Oak Bluffs voters will be asked for patience when they gather for annual town meeting Tuesday. It will be the first annual town meeting for new town administrator Bob Whritenour, who said he wants to provide voters with a clear assessment of the town’s financial challenges.
Voters will be asked take action on a $24.1 million 2013 fiscal year operating budget, up 1.1 percent over the previous year. “What we hope is to lay it right out so people know exactly where their budget is, where their budget is going, so they can make decisions,” Mr. Whritenour said. “We look forward to involving the voters in the big picture process.”
The annual town meeting, preceded by a special town meeting, begins at 7 pm at the Martha’s Vineyard Regional High School Performing Arts Center.
Voters go to the polls two days later, on Thursday, April 12. Incumbents Kathy Burton and Greg Coogan and former selectman Roger Wey will compete for two seats on the board of selectmen. There are no Proposition 2.5 override questions.
The 2013 budget, for the fiscal year that begins July 1, represents a dollar increase of $290,987.
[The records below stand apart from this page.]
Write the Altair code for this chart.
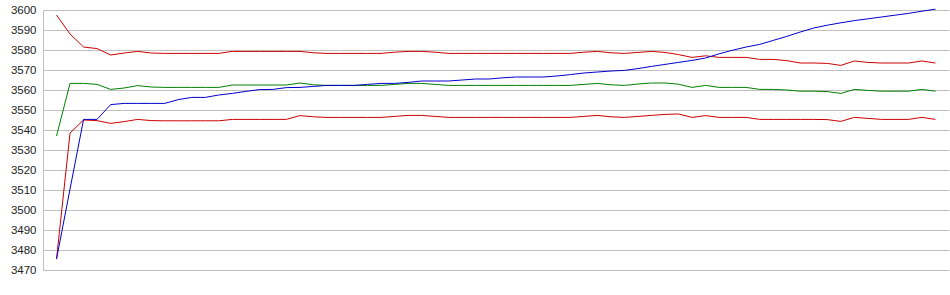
import altair as alt
import pandas as pd

upper = [3597.5, 3588.0, 3581.5, 3580.7, 3577.5, 3578.5, 3579.3, 3578.5,
         3578.3, 3578.3, 3578.3, 3578.3, 3578.3,
         3579.3, 3579.3, 3579.3, 3579.3, 3579.3, 3579.3, 3578.6,
         3578.3, 3578.3, 3578.3, 3578.3, 3578.3,
         3578.9, 3579.3, 3579.3, 3578.9,
         3578.3, 3578.3, 3578.3, 3578.3, 3578.3, 3578.3, 3578.3, 3578.3, 3578.3, 3578.3,
         3578.9, 3579.3, 3578.6, 3578.3, 3578.8, 3579.3, 3578.8, 3577.7,
         3576.3, 3577.1, 3576.3, 3576.3, 3576.3, 3575.3, 3575.3, 3574.7,
         3573.5, 3573.5, 3573.3, 3572.3, 3574.5, 3573.8, 3573.5, 3573.5, 3573.5,
         3574.5, 3573.5]

middle = [3537.0, 3563.3, 3563.3, 3562.8, 3560.3, 3561.0, 3562.2, 3561.5,
          3561.3, 3561.3, 3561.3, 3561.3, 3561.3,
          3562.5, 3562.5, 3562.5, 3562.5, 3562.5, 3563.5, 3562.6,
          3562.3, 3562.3, 3562.3, 3562.3, 3562.3,
          3562.8, 3563.3, 3563.3, 3562.8,
          3562.3, 3562.3, 3562.3, 3562.3, 3562.3, 3562.3, 3562.3, 3562.3, 3562.3, 3562.3,
          3562.8, 3563.3, 3562.6, 3562.3, 3563.0, 3563.5, 3563.5, 3562.9,
          3561.3, 3562.3, 3561.3, 3561.3, 3561.3, 3560.3, 3560.3, 3560.0,
          3559.4, 3559.4, 3559.2, 3558.3, 3560.3, 3559.8, 3559.4, 3559.4, 3559.4,
          3560.3, 3559.4]

lower = [3475.5, 3538.5, 3545.0, 3544.7, 3543.3, 3544.2, 3545.3, 3544.7,
         3544.6, 3544.6, 3544.6, 3544.6, 3544.6,
         3545.3, 3545.3, 3545.3, 3545.3, 3545.3, 3547.2, 3546.6,
         3546.3, 3546.3, 3546.3, 3546.3, 3546.3,
         3546.8, 3547.3, 3547.3, 3546.8,
         3546.3, 3546.3, 3546.3, 3546.3, 3546.3, 3546.3, 3546.3, 3546.3, 3546.3, 3546.3,
         3546.8, 3547.3, 3546.6, 3546.3, 3546.8, 3547.3, 3547.8, 3548.0,
         3546.3, 3547.2, 3546.3, 3546.3, 3546.3, 3545.3, 3545.3, 3545.3,
         3545.3, 3545.3, 3545.2, 3544.3, 3546.3, 3545.8, 3545.3, 3545.3, 3545.3,
         3546.3, 3545.3]

price = [3475.5, 3510.5, 3545.3, 3545.3, 3552.7, 3553.3, 3553.3, 3553.3,
         3553.3, 3555.2, 3556.3, 3556.3, 3557.5,
         3558.3, 3559.3, 3560.2, 3560.3, 3561.2, 3561.3, 3561.8,
         3562.3, 3562.3, 3562.3, 3562.8, 3563.3,
         3563.3, 3563.8, 3564.5, 3564.5,
         3564.5, 3565.0, 3565.5, 3565.5, 3566.1, 3566.5, 3566.5, 3566.5, 3567.0, 3567.7,
         3568.5, 3569.0, 3569.5, 3569.8, 3570.7, 3571.8, 3572.8, 3573.8,
         3574.8, 3576.0, 3578.1, 3579.9, 3581.5, 3582.8, 3584.8, 3586.8,
         3589.0, 3591.0, 3592.4, 3593.6, 3594.7, 3595.6, 3596.5, 3597.4, 3598.3,
         3599.4, 3600.4]

y_ticks = list(range(3470, 3601, 10))

series_names = ["upper", "lower", "middle", "price"]
series_colors = ["#cc0000", "#cc0000", "#008000", "#0000cc"]

n = len(price)
idx = list(range(n))
df = pd.DataFrame({
    "i": idx * 4,
    "v": upper + lower + middle + price,
    "s": [s for s in series_names for _ in range(n)],
})

base = alt.Chart(df).encode(
    x=alt.X("i:Q", scale=alt.Scale(domain=[-1, n], nice=False, zero=False), axis=None),
    y=alt.Y("v:Q",
            scale=alt.Scale(domain=[3470, 3600], nice=False, zero=False),
            axis=alt.Axis(values=y_ticks, title=None, ticks=False, format="d",
                          domainColor="#c0c0c0", gridColor="#c0c0c0",
                          gridOpacity=1, domainOpacity=1,
                          labelFont="Liberation Sans", labelFontSize=11.5,
                          labelColor="#222222", labelPadding=7)),
)

layers = []
for name, col in zip(series_names, series_colors):
    layers.append(
        base.transform_filter(alt.datum.s == name)
        .mark_line(color=col, strokeWidth=1)
    )

chart = alt.layer(*layers).properties(
    width=906, height=260,
    padding={"left": 43, "top": 10, "right": 1, "bottom": 25},
    autosize="none",
    background="white",
).configure_view(stroke=None)

chart.save("out.html", embed_options={"renderer": "svg", "actions": False})
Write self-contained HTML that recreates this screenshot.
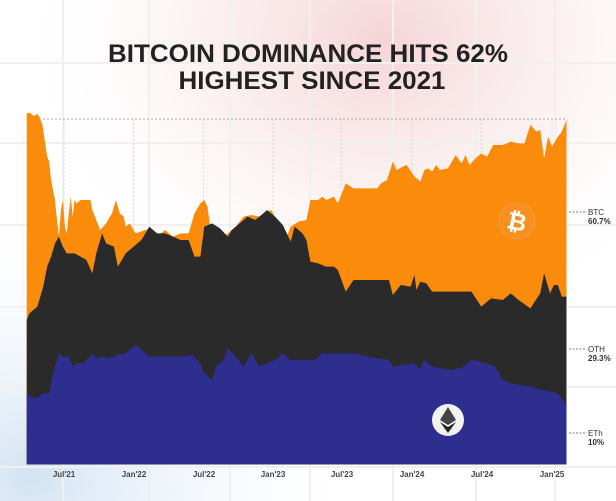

Mr. Whritenour said the budget is a sustainable spending plan based on conservative revenue projections. He said if the town can exceed revenue estimates, it will create a positive financial performance that will begin to erase a substantial free cash deficit that has left the town strapped for cash.
“People are going to have to have a little patience,” Mr. Whritenour said. “A lot of what we had to do was lower expectations based on actual revenue. It’s going to take two or three years.”
At the beginning of the current budget year, the Massachusetts Department of Revenue certified the free cash account at a deficit of $888,046.
Mr. Whritenour said the spending plan includes few new initiatives, but restores funding for personnel who handle the town’s finances. That is reflected in the accounting department budget, which nearly tripled over last year. Most of the increase covers the $75,000 salary for a new town accountant, a job vacant since the retirement of the previous town accountant in 2009.
Also increased is the town treasurer’s budget. The town intends to hire a treasurer and eliminate the position of assistant treasurer.
The budget includes a 1.5-percent cost of living increase for town employees. Police officers and teachers are due a 2-percent pay hike under the terms of contracts negotiated with the town.
The selectmen’s budget will increase from $993,573 to $1,183,368, or 19.1 percent. The budget reflects anticipated increases in liability insurance, audit costs, and the cost of educating a special needs student.
The police department budget will increase from $1,723,220 to $1,833,075, or 6.4 percent. The police budget includes $34,859 for animal control services. Last year’s budget included no money for animal control.
The budget calls for $6,034,520 in spending for the Oak Bluffs School, up 2 percent from last year. The town’s assessment for the Martha’s Vineyard Regional High School decreased this year from $3,652,789 to $3,573,776, down 2.2 percent, based on the formula used to assign costs for the regional school.
Council on Aging spending is projected at $208,482. A year-to-year increase of 11.2 percent reflects the restoration of full-time hours for the staff.
The bottom line in the town meeting documents presented to voters will appear lower than the previous year budget, reflecting a structural change in the budget process. In previous years voters approved state and county assessments as part of the budget. Those assessments are set by state law, and voters have no say in the expenditures. This year the assessments, which total $821,573, are not part of the budget total. The assessments cover part of the cost of county operations, schools, and the regional transit authority.
The budget is one of 24 articles on the annual town meeting warrants. Other articles include a request to transfer $281,250 from the ambulance reserve fund. The money would fund rebuilding of a 2005 ambulance ($150,000), an upgrade for ambulance department software ($35,000), replacement of an emergency response vehicle ($56,000), replacement of an unmarked cruiser ($27,000) and replacement of police department bullet-proof vests ($12,750).
The Community Preservation committee recommends $233,953 in spending. Projects include support for the Dukes County Regional Housing Authority rental assistance program ($132,000), preservation of a Martha’s Vineyard Museum collection ($44,953), restoration of stained glass windows at the Untied Methodist Church ($32,000), and preservation of the East Chop Bluff and roadway ($25,000).
Voters will also be asked to increase fines for violation of bylaws including bans on nude bathing, peeping or spying, ball playing or missile throwing in the streets, and riding roller skates, skateboards, or bicycles on certain downtown streets.